En outre, l’un des plus grands philosophes de tous les temps, le Commentateur par excellence d’Aristote devenu célèbre en Occident sous le nom Averroès, Ibn Ruschd a eu une influence considérable sur la scolastique chrétienne et favorisé la propagation de la métaphysique aristotélicienne dans les milieux chrétiens. Thomas d’Acquin le surnommait « Le Commentateur » de génie, d’ailleurs la pensée de ce dernier a rencontré un plus grand succès en Occident qu’en Orient. La rencontre des trois grandes religions était académiquement fertile, malheureusement la Reconquista (la reconquête de l’Espagne), l’Inquisition et les Croisades ont détruit cette dynamique.

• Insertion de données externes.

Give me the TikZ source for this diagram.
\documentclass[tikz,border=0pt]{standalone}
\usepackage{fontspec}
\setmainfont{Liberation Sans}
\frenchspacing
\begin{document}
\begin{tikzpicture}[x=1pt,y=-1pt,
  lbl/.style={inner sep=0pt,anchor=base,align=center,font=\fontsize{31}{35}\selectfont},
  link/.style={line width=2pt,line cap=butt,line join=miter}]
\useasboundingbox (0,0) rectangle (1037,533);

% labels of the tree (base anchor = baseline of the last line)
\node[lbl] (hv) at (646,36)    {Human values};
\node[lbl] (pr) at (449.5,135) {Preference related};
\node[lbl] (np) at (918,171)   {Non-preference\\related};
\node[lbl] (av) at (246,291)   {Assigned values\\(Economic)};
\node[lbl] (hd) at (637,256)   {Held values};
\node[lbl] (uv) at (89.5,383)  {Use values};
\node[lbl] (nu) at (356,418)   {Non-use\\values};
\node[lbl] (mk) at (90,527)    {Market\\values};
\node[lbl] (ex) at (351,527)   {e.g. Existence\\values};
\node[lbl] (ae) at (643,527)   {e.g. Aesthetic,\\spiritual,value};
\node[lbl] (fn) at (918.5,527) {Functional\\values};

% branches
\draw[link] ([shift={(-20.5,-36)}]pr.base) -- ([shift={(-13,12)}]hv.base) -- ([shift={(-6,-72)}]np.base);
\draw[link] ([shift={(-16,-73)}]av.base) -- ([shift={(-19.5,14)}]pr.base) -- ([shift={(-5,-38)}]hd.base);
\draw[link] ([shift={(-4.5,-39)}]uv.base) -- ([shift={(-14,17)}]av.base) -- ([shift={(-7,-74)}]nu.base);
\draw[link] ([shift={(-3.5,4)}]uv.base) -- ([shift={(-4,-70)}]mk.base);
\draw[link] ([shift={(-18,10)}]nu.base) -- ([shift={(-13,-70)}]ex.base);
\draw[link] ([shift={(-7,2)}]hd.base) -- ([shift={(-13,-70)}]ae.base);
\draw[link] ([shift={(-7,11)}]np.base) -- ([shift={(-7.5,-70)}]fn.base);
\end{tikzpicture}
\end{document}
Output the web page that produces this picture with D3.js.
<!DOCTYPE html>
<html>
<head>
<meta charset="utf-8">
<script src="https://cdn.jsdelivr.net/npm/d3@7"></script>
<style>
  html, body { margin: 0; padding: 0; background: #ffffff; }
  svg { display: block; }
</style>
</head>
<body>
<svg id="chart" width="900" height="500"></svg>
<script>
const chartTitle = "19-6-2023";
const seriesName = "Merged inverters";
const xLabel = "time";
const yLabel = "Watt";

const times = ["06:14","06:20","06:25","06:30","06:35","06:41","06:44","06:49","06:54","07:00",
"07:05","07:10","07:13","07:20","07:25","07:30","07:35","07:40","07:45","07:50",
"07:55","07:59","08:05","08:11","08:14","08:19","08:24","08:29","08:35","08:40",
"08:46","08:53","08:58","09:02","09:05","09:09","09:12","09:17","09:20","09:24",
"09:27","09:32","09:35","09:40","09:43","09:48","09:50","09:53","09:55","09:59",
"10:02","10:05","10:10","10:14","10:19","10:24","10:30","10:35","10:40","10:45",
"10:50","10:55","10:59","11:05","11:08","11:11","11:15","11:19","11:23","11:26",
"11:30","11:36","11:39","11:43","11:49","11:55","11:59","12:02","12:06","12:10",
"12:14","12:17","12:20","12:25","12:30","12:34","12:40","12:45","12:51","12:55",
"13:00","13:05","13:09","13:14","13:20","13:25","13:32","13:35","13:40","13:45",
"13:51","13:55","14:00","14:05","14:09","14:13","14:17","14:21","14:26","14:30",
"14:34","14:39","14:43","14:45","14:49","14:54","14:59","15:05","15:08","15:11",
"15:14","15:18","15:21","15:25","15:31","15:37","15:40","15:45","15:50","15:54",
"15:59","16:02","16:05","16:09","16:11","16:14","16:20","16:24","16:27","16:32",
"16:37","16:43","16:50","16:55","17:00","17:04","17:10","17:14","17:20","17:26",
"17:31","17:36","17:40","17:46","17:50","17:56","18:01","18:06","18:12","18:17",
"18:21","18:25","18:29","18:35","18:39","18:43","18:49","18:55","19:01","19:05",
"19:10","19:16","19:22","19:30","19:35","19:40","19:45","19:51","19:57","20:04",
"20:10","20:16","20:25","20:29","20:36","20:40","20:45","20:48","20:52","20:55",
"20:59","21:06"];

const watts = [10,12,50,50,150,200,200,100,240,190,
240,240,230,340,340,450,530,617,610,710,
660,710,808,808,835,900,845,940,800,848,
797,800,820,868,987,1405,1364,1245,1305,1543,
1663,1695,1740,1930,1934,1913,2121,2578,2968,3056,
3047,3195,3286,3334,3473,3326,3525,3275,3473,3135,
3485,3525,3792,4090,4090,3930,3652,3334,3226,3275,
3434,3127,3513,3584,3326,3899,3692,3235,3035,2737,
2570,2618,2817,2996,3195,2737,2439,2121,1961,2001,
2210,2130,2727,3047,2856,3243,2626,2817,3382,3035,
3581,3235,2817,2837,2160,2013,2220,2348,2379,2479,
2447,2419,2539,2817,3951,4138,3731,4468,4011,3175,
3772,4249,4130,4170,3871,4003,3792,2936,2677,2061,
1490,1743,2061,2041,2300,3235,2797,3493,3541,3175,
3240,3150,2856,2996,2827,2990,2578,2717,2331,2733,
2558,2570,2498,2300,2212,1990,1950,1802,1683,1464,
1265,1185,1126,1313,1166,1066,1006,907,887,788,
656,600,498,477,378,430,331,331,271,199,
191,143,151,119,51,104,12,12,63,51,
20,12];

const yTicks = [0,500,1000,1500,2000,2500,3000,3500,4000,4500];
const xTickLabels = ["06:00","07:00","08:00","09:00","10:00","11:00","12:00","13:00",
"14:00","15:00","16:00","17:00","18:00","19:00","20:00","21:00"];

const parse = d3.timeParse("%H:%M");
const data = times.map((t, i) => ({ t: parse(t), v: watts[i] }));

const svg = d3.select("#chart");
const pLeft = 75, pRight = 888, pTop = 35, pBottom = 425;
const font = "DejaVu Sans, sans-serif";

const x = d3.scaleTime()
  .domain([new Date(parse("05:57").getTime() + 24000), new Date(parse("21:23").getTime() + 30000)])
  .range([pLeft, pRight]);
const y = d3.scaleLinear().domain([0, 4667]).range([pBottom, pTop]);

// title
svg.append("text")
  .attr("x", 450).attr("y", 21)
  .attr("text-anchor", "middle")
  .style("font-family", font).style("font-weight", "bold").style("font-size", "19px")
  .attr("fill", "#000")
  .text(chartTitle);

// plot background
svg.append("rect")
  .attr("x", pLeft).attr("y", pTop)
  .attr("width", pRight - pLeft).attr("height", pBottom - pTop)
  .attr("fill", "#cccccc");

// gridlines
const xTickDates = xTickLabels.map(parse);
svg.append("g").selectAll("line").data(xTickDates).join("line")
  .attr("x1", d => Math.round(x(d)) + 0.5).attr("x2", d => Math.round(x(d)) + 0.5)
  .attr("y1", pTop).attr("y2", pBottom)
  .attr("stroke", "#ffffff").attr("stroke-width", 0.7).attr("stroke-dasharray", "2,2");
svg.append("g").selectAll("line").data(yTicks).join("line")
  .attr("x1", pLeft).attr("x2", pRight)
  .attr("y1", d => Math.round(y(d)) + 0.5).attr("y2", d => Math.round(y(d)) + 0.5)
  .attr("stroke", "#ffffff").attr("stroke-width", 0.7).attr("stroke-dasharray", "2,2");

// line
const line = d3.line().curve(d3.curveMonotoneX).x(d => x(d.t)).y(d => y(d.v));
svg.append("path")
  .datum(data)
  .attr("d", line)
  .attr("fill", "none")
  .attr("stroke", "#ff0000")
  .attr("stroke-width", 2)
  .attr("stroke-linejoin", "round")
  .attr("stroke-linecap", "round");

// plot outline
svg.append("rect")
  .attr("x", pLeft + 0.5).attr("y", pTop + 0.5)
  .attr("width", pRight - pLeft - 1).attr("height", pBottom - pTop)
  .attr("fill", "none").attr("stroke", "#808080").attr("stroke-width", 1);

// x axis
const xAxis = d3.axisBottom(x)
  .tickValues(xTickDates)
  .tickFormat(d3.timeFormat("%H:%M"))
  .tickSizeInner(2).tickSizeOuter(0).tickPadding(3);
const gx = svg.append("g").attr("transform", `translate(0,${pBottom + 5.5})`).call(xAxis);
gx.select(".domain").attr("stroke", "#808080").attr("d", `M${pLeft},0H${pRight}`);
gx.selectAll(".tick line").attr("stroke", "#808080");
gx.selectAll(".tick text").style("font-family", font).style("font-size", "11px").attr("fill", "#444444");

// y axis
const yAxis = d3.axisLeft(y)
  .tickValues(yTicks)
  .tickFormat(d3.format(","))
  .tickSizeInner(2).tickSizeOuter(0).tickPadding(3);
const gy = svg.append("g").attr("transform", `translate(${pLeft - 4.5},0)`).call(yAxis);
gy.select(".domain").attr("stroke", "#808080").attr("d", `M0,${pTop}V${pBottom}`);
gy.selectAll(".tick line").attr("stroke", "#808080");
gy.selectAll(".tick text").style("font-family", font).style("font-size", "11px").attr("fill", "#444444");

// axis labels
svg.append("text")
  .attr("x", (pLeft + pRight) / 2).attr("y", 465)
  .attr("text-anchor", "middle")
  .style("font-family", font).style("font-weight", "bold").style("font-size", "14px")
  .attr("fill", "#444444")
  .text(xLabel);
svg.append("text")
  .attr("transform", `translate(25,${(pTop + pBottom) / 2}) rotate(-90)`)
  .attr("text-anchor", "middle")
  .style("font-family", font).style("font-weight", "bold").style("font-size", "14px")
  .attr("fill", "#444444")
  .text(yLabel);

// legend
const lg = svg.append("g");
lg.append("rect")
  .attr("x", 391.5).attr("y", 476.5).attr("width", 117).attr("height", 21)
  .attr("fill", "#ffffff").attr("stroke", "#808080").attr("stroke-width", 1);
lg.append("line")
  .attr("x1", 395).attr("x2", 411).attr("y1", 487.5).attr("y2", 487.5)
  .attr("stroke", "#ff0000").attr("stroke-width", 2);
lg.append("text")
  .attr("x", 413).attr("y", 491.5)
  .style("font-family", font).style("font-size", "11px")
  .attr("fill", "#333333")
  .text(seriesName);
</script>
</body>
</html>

« Le Creuset de Dieu » est un ouvrage de poids, tant sur le plan du volume que de l’importance qu’il revêt, dont l’écriture est vivifiée grâce à l’emploi de formules métaphoriques. Un « haut lieu de négociation » entre un prêtre et un roi, par exemple, “déplié au milieu des peaux d’ours, des armes empilées, les ronflements des chiens, les os encombrés et des cruches de vin renversées ». Voilà qui est particulièrement rafraîchissant dans un livre dont l’ambition n’a d’égal que la portée, et qui n’est pas dénué de lyrisme.

Cet ouvrage volumineux nous
rappelle que la civilisation arabo-musulmane s’intercale entre deux périodes historiques majeures que sont l’Antiquité et la Renaissance. La Renaissance,  dont il convient d’insister sur le fait qu’elle n’aurait jamais pu éclore aussi rapidement sans l’apport décisif des musulmans dans les différents domaines scientifiques : médecine, astronomie, physique, chimie, mathématiques …, ainsi que la philosophie, cette discipline capitale pour l’évolution des sociétés.

David Levering Lewis, né le 25 mai 1936 à Little Rock. Il enseigne l’histoire à l’université de New York. Il est surtout célèbre pour avoir eu le prix Pulitzer en 2000.